◆ **Task**
All entries are to be quoted exactly; the images stay out of the copy.

Rows from a dataset of charts and code:
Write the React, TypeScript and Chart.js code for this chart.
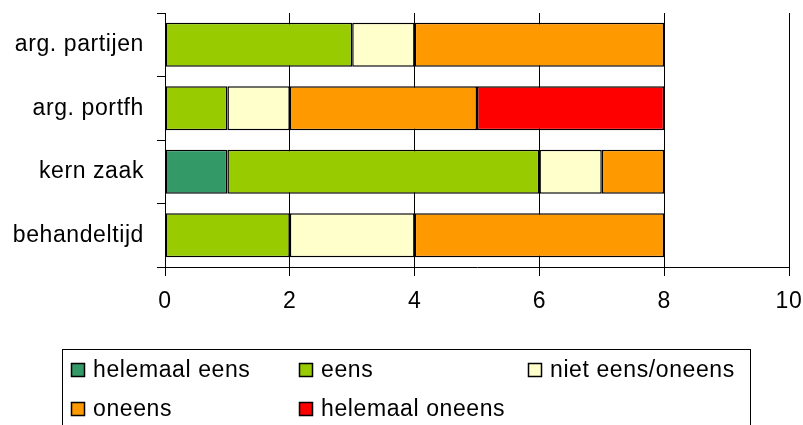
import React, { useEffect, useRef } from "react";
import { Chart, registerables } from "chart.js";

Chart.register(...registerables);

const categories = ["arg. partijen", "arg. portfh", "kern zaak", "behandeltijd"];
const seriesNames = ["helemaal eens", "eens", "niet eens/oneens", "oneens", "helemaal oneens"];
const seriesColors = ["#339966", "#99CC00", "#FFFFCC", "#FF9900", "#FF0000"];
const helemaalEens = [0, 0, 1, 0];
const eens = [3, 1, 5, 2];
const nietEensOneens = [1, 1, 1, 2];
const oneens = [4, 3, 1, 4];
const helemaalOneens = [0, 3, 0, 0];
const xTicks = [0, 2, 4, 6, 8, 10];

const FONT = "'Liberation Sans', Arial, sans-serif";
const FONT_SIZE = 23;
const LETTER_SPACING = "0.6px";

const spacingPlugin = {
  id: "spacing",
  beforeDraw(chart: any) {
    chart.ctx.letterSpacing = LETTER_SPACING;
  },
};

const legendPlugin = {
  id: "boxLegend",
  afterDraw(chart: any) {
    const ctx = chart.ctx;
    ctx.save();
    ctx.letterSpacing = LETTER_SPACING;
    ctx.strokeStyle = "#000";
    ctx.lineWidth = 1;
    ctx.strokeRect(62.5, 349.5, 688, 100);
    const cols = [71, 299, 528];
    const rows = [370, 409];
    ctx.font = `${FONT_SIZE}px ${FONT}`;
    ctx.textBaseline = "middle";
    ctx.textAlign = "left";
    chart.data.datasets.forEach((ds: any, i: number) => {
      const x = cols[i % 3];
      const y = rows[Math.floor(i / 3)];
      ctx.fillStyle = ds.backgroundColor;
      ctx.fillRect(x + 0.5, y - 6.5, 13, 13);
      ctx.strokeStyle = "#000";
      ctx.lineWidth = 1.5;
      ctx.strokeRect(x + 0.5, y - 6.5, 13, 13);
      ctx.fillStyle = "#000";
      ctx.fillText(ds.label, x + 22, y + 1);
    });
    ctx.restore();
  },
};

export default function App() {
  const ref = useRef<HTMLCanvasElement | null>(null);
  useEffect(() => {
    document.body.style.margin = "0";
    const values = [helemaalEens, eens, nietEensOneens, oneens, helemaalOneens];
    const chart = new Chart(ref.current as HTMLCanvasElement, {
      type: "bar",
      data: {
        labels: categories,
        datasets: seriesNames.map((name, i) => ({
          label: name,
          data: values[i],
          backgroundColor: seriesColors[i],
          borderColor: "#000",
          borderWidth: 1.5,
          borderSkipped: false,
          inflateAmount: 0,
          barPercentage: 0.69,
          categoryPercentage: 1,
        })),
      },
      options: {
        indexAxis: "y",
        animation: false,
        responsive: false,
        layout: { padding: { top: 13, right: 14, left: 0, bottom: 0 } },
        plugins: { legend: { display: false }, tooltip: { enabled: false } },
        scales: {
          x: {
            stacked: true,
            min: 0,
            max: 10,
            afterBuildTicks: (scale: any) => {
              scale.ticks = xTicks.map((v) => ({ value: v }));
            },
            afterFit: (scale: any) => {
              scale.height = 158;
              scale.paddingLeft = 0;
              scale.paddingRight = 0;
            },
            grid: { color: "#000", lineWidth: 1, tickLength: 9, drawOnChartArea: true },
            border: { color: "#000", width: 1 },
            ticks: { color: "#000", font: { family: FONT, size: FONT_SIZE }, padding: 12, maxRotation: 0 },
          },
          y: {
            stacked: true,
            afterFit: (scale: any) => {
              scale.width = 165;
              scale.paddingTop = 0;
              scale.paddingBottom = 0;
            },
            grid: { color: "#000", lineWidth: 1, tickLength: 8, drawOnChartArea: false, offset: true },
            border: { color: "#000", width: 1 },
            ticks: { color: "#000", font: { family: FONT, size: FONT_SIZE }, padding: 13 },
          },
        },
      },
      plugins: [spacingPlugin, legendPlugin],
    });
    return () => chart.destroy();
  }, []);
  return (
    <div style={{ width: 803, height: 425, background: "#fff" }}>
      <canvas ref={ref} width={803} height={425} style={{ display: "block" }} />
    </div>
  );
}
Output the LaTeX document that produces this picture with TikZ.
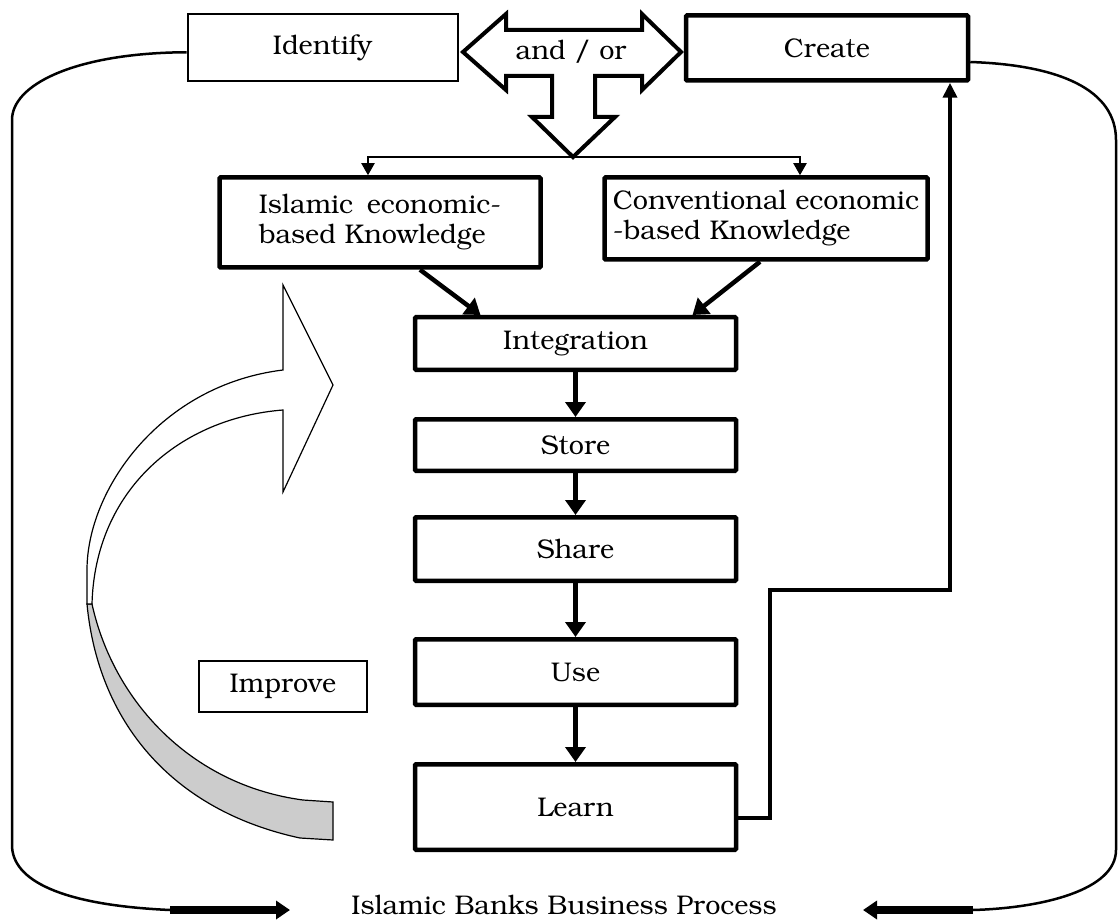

◆ **Final result**
Write the React, TypeScript and Chart.js code for this chart.
import React, { useEffect, useRef } from "react";
import { Chart, registerables } from "chart.js";

Chart.register(...registerables);

const categories = ["arg. partijen", "arg. portfh", "kern zaak", "behandeltijd"];
const seriesNames = ["helemaal eens", "eens", "niet eens/oneens", "oneens", "helemaal oneens"];
const seriesColors = ["#339966", "#99CC00", "#FFFFCC", "#FF9900", "#FF0000"];
const helemaalEens = [0, 0, 1, 0];
const eens = [3, 1, 5, 2];
const nietEensOneens = [1, 1, 1, 2];
const oneens = [4, 3, 1, 4];
const helemaalOneens = [0, 3, 0, 0];
const xTicks = [0, 2, 4, 6, 8, 10];

const FONT = "'Liberation Sans', Arial, sans-serif";
const FONT_SIZE = 23;
const LETTER_SPACING = "0.6px";

const spacingPlugin = {
  id: "spacing",
  beforeDraw(chart: any) {
    chart.ctx.letterSpacing = LETTER_SPACING;
  },
};

const legendPlugin = {
  id: "boxLegend",
  afterDraw(chart: any) {
    const ctx = chart.ctx;
    ctx.save();
    ctx.letterSpacing = LETTER_SPACING;
    ctx.strokeStyle = "#000";
    ctx.lineWidth = 1;
    ctx.strokeRect(62.5, 349.5, 688, 100);
    const cols = [71, 299, 528];
    const rows = [370, 409];
    ctx.font = `${FONT_SIZE}px ${FONT}`;
    ctx.textBaseline = "middle";
    ctx.textAlign = "left";
    chart.data.datasets.forEach((ds: any, i: number) => {
      const x = cols[i % 3];
      const y = rows[Math.floor(i / 3)];
      ctx.fillStyle = ds.backgroundColor;
      ctx.fillRect(x + 0.5, y - 6.5, 13, 13);
      ctx.strokeStyle = "#000";
      ctx.lineWidth = 1.5;
      ctx.strokeRect(x + 0.5, y - 6.5, 13, 13);
      ctx.fillStyle = "#000";
      ctx.fillText(ds.label, x + 22, y + 1);
    });
    ctx.restore();
  },
};

export default function App() {
  const ref = useRef<HTMLCanvasElement | null>(null);
  useEffect(() => {
    document.body.style.margin = "0";
    const values = [helemaalEens, eens, nietEensOneens, oneens, helemaalOneens];
    const chart = new Chart(ref.current as HTMLCanvasElement, {
      type: "bar",
      data: {
        labels: categories,
        datasets: seriesNames.map((name, i) => ({
          label: name,
          data: values[i],
          backgroundColor: seriesColors[i],
          borderColor: "#000",
          borderWidth: 1.5,
          borderSkipped: false,
          inflateAmount: 0,
          barPercentage: 0.69,
          categoryPercentage: 1,
        })),
      },
      options: {
        indexAxis: "y",
        animation: false,
        responsive: false,
        layout: { padding: { top: 13, right: 14, left: 0, bottom: 0 } },
        plugins: { legend: { display: false }, tooltip: { enabled: false } },
        scales: {
          x: {
            stacked: true,
            min: 0,
            max: 10,
            afterBuildTicks: (scale: any) => {
              scale.ticks = xTicks.map((v) => ({ value: v }));
            },
            afterFit: (scale: any) => {
              scale.height = 158;
              scale.paddingLeft = 0;
              scale.paddingRight = 0;
            },
            grid: { color: "#000", lineWidth: 1, tickLength: 9, drawOnChartArea: true },
            border: { color: "#000", width: 1 },
            ticks: { color: "#000", font: { family: FONT, size: FONT_SIZE }, padding: 12, maxRotation: 0 },
          },
          y: {
            stacked: true,
            afterFit: (scale: any) => {
              scale.width = 165;
              scale.paddingTop = 0;
              scale.paddingBottom = 0;
            },
            grid: { color: "#000", lineWidth: 1, tickLength: 8, drawOnChartArea: false, offset: true },
            border: { color: "#000", width: 1 },
            ticks: { color: "#000", font: { family: FONT, size: FONT_SIZE }, padding: 13 },
          },
        },
      },
      plugins: [spacingPlugin, legendPlugin],
    });
    return () => chart.destroy();
  }, []);
  return (
    <div style={{ width: 803, height: 425, background: "#fff" }}>
      <canvas ref={ref} width={803} height={425} style={{ display: "block" }} />
    </div>
  );
}
Output the LaTeX document that produces this picture with TikZ.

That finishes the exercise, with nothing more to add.